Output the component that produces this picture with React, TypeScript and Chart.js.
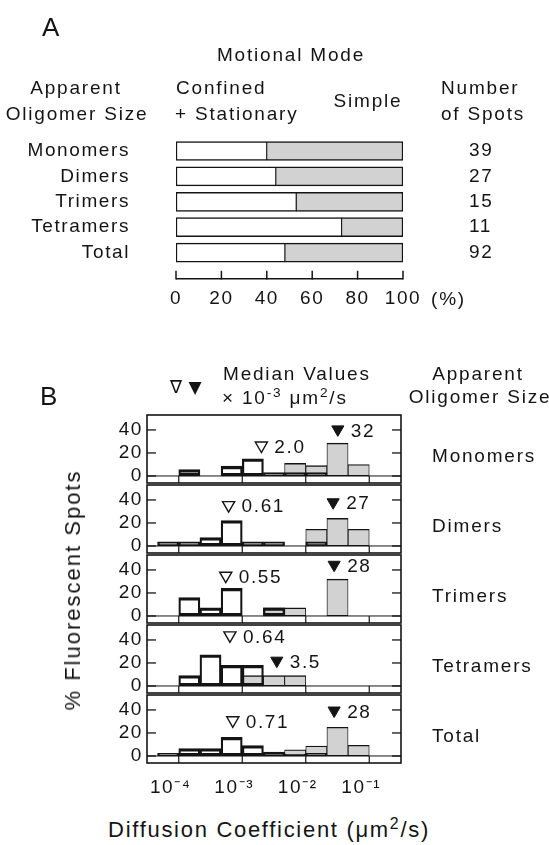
import React, { useEffect, useRef } from "react";
import { Chart, registerables } from "chart.js";

Chart.register(...registerables);

const FONT_FAMILY = '"Liberation Sans", Arial, Helvetica, sans-serif';
const INK = "#141414";
const GREY = "#d2d2d2";

// ---------------- Panel A data ----------------
const oligomerSizes = ["Monomers", "Dimers", "Trimers", "Tetramers", "Total"];
const confinedStationaryPct = [40, 44, 53, 73, 48];
const simplePct = [60, 56, 47, 27, 52];
const spotCounts = ["39", "27", "15", "11", "92"];
const percentTicks = [0, 20, 40, 60, 80, 100];

// ---------------- Panel B data ----------------
// bin centres (µm²/s), 1/3-decade bins
const binCentres = [6.81e-5, 1.468e-4, 3.162e-4, 6.813e-4, 1.468e-3, 3.162e-3, 6.813e-3, 1.468e-2, 3.162e-2, 6.813e-2];
const decadeTicks = [1e-4, 1e-3, 1e-2, 1e-1];
const decadeLabels = ["10⁻⁴", "10⁻³", "10⁻²", "10⁻¹"];
const spotPctTicks = [0, 20, 40];

const monomersConfined = [0, 5.5, 0, 8.5, 15, 3, 3, 3, 0, 0];
const monomersSimple = [0, 0, 0, 0, 0, 0, 11, 9, 28.5, 10];
const dimersConfined = [3.7, 3.7, 7.4, 22, 3.7, 3.7, 0, 3.7, 0, 0];
const dimersSimple = [0, 0, 0, 0, 0, 0, 0, 14.5, 24, 14.5];
const trimersConfined = [0, 16, 7, 24, 0, 7, 0, 0, 0, 0];
const trimersSimple = [0, 0, 0, 0, 0, 7, 7, 0, 32, 0];
const tetramersConfined = [0, 9, 27, 18, 18, 0, 0, 0, 0, 0];
const tetramersSimple = [0, 0, 0, 0, 9, 9, 9, 0, 0, 0];
const totalConfined = [2.2, 6.5, 6.5, 16.3, 9, 3.3, 1.5, 2.2, 0, 0];
const totalSimple = [0, 0, 0, 0, 0, 2.2, 5.4, 8.7, 25, 9.3];

// median values, ×10⁻³ µm²/s
const medianConfined = ["2.0", "0.61", "0.55", "0.64", "0.71"];
const medianSimple = ["32", "27", "28", "3.5", "28"];
// height (in % units) at which each median marker is placed
const confinedMarkerLevel = [26.5, 35.5, 35, 44, 31];
const simpleMarkerLevel = [40.5, 38, 44.5, 22, 39.5];

const histConfined = [monomersConfined, dimersConfined, trimersConfined, tetramersConfined, totalConfined];
const histSimple = [monomersSimple, dimersSimple, trimersSimple, tetramersSimple, totalSimple];

const font = (size: number) => ({ family: FONT_FAMILY, size, weight: "normal" as const });

const noPad = (s: any) => {
  s.paddingTop = 0;
  s.paddingBottom = 0;
  s.paddingLeft = 0;
  s.paddingRight = 0;
};

// ---------------- Panel A chart ----------------
function panelAConfig(): any {
  const axisPlugin = {
    id: "axisA",
    beforeDraw(chart: any) {
      chart.ctx.letterSpacing = "1.6px";
    },
    afterDraw(chart: any) {
      const { ctx, chartArea: a } = chart;
      const x = chart.scales.x;
      const yAxis = a.bottom + 13.5;
      ctx.save();
      ctx.strokeStyle = INK;
      ctx.lineWidth = 1.5;
      ctx.beginPath();
      ctx.moveTo(x.getPixelForValue(0), yAxis);
      ctx.lineTo(x.getPixelForValue(100), yAxis);
      ctx.stroke();
      percentTicks.forEach((v) => {
        const px = x.getPixelForValue(v);
        ctx.beginPath();
        ctx.moveTo(px, yAxis - 8);
        ctx.lineTo(px, yAxis + 0.7);
        ctx.stroke();
      });
      ctx.restore();
    },
  };
  return {
    type: "bar",
    data: {
      labels: oligomerSizes,
      datasets: [
        {
          label: "Confined + Stationary",
          data: confinedStationaryPct,
          backgroundColor: "#ffffff",
          borderColor: INK,
          borderWidth: { top: 1.5, bottom: 1.5, left: 1.5, right: 1 },
          borderSkipped: false,
          barThickness: 19,
        },
        {
          label: "Simple",
          data: simplePct,
          backgroundColor: GREY,
          borderColor: INK,
          borderWidth: { top: 1.5, bottom: 1.5, left: 0.8, right: 1.5 },
          borderSkipped: false,
          barThickness: 19,
        },
      ],
    },
    options: {
      indexAxis: "y",
      animation: false,
      responsive: false,
      events: [],
      layout: { padding: { top: 138.3, left: 0, right: 0, bottom: 0 } },
      plugins: { legend: { display: false }, tooltip: { enabled: false } },
      scales: {
        x: {
          stacked: true,
          min: 0,
          max: 100,
          afterBuildTicks: (s: any) => {
            s.ticks = percentTicks.map((v) => ({ value: v }));
          },
          grid: { display: false, drawTicks: false },
          border: { display: false },
          ticks: { font: font(19), color: INK, padding: 22, maxRotation: 0, autoSkip: false },
          afterFit: (s: any) => {
            s.height = 320 - 265.3;
            noPad(s);
          },
        },
        y: {
          stacked: true,
          grid: { display: false, drawTicks: false },
          border: { display: false },
          ticks: { font: font(19), color: INK, padding: 46, autoSkip: false },
          afterFit: (s: any) => {
            s.width = 176;
            noPad(s);
          },
        },
        y2: {
          type: "category",
          labels: spotCounts,
          position: "right",
          offset: true,
          grid: { display: false, drawTicks: false, offset: true },
          border: { display: false },
          ticks: { font: font(19), color: INK, padding: 66, autoSkip: false },
          afterFit: (s: any) => {
            s.width = 549 - 403;
            noPad(s);
          },
        },
      },
    },
    plugins: [axisPlugin],
  };
}

// ---------------- Panel B charts ----------------
function histConfig(i: number, showX: boolean): any {
  const frame = {
    id: "histFrame",
    beforeDraw(chart: any) {
      chart.ctx.letterSpacing = "1.6px";
    },
    afterDatasetsDraw(chart: any) {
      const { ctx, chartArea: a } = chart;
      const x = chart.scales.x;
      const y = chart.scales.y;
      const seg = (x1: number, y1: number, x2: number, y2: number, w: number) => {
        ctx.lineWidth = w;
        ctx.beginPath();
        ctx.moveTo(x1, y1);
        ctx.lineTo(x2, y2);
        ctx.stroke();
      };
      ctx.save();
      ctx.strokeStyle = INK;
      const y0 = y.getPixelForValue(0);
      seg(a.left, y0, a.right, y0, 1);
      decadeTicks.forEach((v) => {
        const px = x.getPixelForValue(v);
        seg(px, y0, px, a.bottom, 1.2);
      });
      spotPctTicks.forEach((v) => {
        const py = y.getPixelForValue(v);
        seg(a.left, py, a.left + 9, py, 1.3);
        seg(a.right - 9, py, a.right, py, 1.3);
      });
      ctx.lineWidth = 1.6;
      ctx.strokeRect(a.left, a.top, a.right - a.left, a.bottom - a.top);
      ctx.fillStyle = INK;
      ctx.font = `19px ${FONT_FAMILY}`;
      ctx.textAlign = "left";
      ctx.textBaseline = "middle";
      [0, 1].forEach((di) => {
        const pt = chart.getDatasetMeta(di).data[0];
        const label = chart.data.datasets[di].medianLabel;
        if (pt) ctx.fillText(label, pt.x + 13, pt.y + 2);
      });
      ctx.restore();
    },
  };
  const conf = histConfined[i];
  const simp = histSimple[i];
  return {
    type: "bar",
    data: {
      datasets: [
        {
          type: "scatter",
          label: "Median (confined + stationary)",
          medianLabel: medianConfined[i],
          data: [{ x: parseFloat(medianConfined[i]) * 1e-3, y: confinedMarkerLevel[i] }],
          pointStyle: "triangle",
          rotation: 180,
          radius: 7,
          backgroundColor: "#ffffff",
          borderColor: INK,
          borderWidth: 1.4,
          order: 0,
        },
        {
          type: "scatter",
          label: "Median (simple)",
          medianLabel: medianSimple[i],
          data: [{ x: parseFloat(medianSimple[i]) * 1e-3, y: simpleMarkerLevel[i] }],
          pointStyle: "triangle",
          rotation: 180,
          radius: 7,
          backgroundColor: INK,
          borderColor: INK,
          borderWidth: 1,
          order: 0,
        },
        {
          label: "Confined + Stationary",
          data: binCentres.map((c, k) => ({ x: c, y: conf[k] > 0 ? conf[k] : null })),
          backgroundColor: "rgba(255,255,255,0)",
          borderColor: INK,
          borderWidth: { top: 2.6, bottom: 2.6, left: 1.6, right: 1.6 },
          borderSkipped: false,
          grouped: false,
          categoryPercentage: 1,
          barPercentage: 1,
          order: 1,
        },
        {
          label: "Simple",
          data: binCentres.map((c, k) => ({ x: c, y: simp[k] > 0 ? simp[k] : null })),
          backgroundColor: GREY,
          borderColor: INK,
          borderWidth: { top: 1.4, bottom: 1.4, left: 0.9, right: 0.9 },
          borderSkipped: false,
          grouped: false,
          categoryPercentage: 1,
          barPercentage: 1,
          order: 2,
        },
      ],
    },
    options: {
      animation: false,
      responsive: false,
      events: [],
      layout: { padding: { top: 10, left: 0, right: 549 - 401, bottom: showX ? 0 : 10 } },
      plugins: { legend: { display: false }, tooltip: { enabled: false } },
      scales: {
        x: {
          type: "logarithmic",
          min: Math.pow(10, -4.5),
          max: Math.pow(10, -0.5),
          offset: false,
          display: showX,
          grid: { display: false, drawTicks: false, offset: false },
          border: { display: false },
          afterBuildTicks: (s: any) => {
            s.ticks = decadeTicks.map((v) => ({ value: v, major: true }));
          },
          ticks: {
            font: font(19),
            color: INK,
            padding: 13,
            labelOffset: -8,
            maxRotation: 0,
            autoSkip: false,
            callback: (_v: any, idx: number) => decadeLabels[idx],
          },
          afterFit: (s: any) => {
            s.height = showX ? 40 : 0;
            noPad(s);
          },
        },
        y: {
          min: -6.1,
          max: 53,
          grid: { display: false, drawTicks: false },
          border: { display: false },
          afterBuildTicks: (s: any) => {
            s.ticks = spotPctTicks.map((v) => ({ value: v }));
          },
          ticks: { font: font(19), color: INK, padding: 4, autoSkip: false },
          afterFit: (s: any) => {
            s.width = 147;
            noPad(s);
          },
        },
      },
    },
    plugins: [frame],
  };
}

function ChartCanvas({ make, left, top, width, height }: any) {
  const ref = useRef<HTMLCanvasElement | null>(null);
  useEffect(() => {
    if (!ref.current) return;
    const chart = new Chart(ref.current, make());
    return () => chart.destroy();
  }, []);
  return (
    <canvas
      ref={ref}
      width={width}
      height={height}
      style={{ position: "absolute", left, top, width, height }}
    />
  );
}

function Txt({ x, y, size = 19, align = "left", spacing = "1.8px", family, children }: any) {
  const tx = align === "center" ? "-50%" : align === "right" ? "-100%" : "0";
  return (
    <div
      style={{
        position: "absolute",
        left: x,
        top: y,
        fontSize: size,
        lineHeight: 1,
        whiteSpace: "nowrap",
        letterSpacing: spacing,
        fontFamily: family || FONT_FAMILY,
        transform: `translate(${tx}, -50%)`,
      }}
    >
      {children}
    </div>
  );
}

const sup = (s: string) => (
  <span style={{ fontSize: "0.72em", position: "relative", top: "-0.5em" }}>{s}</span>
);

export default function App() {
  const panelTop = (i: number) => 415 + 70 * i;
  return (
    <div
      style={{
        position: "absolute",
        left: 0,
        top: 0,
        width: 549,
        height: 845,
        overflow: "hidden",
        background: "#ffffff",
        color: INK,
        fontFamily: FONT_FAMILY,
      }}
    >
      <ChartCanvas make={panelAConfig} left={0} top={0} width={549} height={320} />
      {[0, 1, 2, 3, 4].map((i) => (
        <ChartCanvas
          key={i}
          make={() => histConfig(i, i === 4)}
          left={0}
          top={panelTop(i) - 10}
          width={549}
          height={i === 4 ? 118 : 88}
        />
      ))}

      {/* Panel A texts */}
      <Txt x={42} y={27} size={26} spacing="0px">A</Txt>
      <Txt x={291} y={54} align="center">Motional Mode</Txt>
      <Txt x={76} y={87} align="center">Apparent</Txt>
      <Txt x={77} y={113} align="center">Oligomer Size</Txt>
      <Txt x={176} y={87}>Confined</Txt>
      <Txt x={175} y={113}>+ Stationary</Txt>
      <Txt x={368} y={100} align="center">Simple</Txt>
      <Txt x={441} y={87}>Number</Txt>
      <Txt x={441} y={113}>of Spots</Txt>
      <Txt x={431} y={298}>(%)</Txt>

      {/* Panel B texts */}
      <Txt x={40} y={396} size={26} spacing="0px">B</Txt>
      <Txt x={176} y={387} size={18} align="center" spacing="0px" family='"DejaVu Sans"'>∇</Txt>
      <Txt x={195} y={387} size={17} align="center" spacing="0px" family='"DejaVu Sans"'>▼</Txt>
      <Txt x={223} y={373}>Median Values</Txt>
      <Txt x={222} y={397}>
        × 10{sup("-3")} μm{sup("2")}/s
      </Txt>
      <Txt x={478} y={373} align="center">Apparent</Txt>
      <Txt x={480} y={396} align="center">Oligomer Size</Txt>
      {oligomerSizes.map((n, i) => (
        <Txt key={n} x={432} y={panelTop(i) + 40}>
          {n}
        </Txt>
      ))}
      <div
        style={{
          position: "absolute",
          left: 73,
          top: 590,
          fontSize: 22,
          lineHeight: 1,
          whiteSpace: "nowrap",
          letterSpacing: "2px",
          transform: "translate(-50%, -50%) rotate(-90deg)",
        }}
      >
        % Fluorescent Spots
      </div>
      <Txt x={269} y={830} size={22} align="center" spacing="1.7px">
        Diffusion Coefficient (μm{sup("2")}/s)
      </Txt>
    </div>
  );
}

Challenge: Please extract exactly the lines of the data, from the first through the line containing "const percentTicks = [0, 20, 40, 60, 80, 100];", and add no pictures to the copy.

The output:
Output the component that produces this picture with React, TypeScript and Chart.js.
import React, { useEffect, useRef } from "react";
import { Chart, registerables } from "chart.js";

Chart.register(...registerables);

const FONT_FAMILY = '"Liberation Sans", Arial, Helvetica, sans-serif';
const INK = "#141414";
const GREY = "#d2d2d2";

// ---------------- Panel A data ----------------
const oligomerSizes = ["Monomers", "Dimers", "Trimers", "Tetramers", "Total"];
const confinedStationaryPct = [40, 44, 53, 73, 48];
const simplePct = [60, 56, 47, 27, 52];
const spotCounts = ["39", "27", "15", "11", "92"];
const percentTicks = [0, 20, 40, 60, 80, 100];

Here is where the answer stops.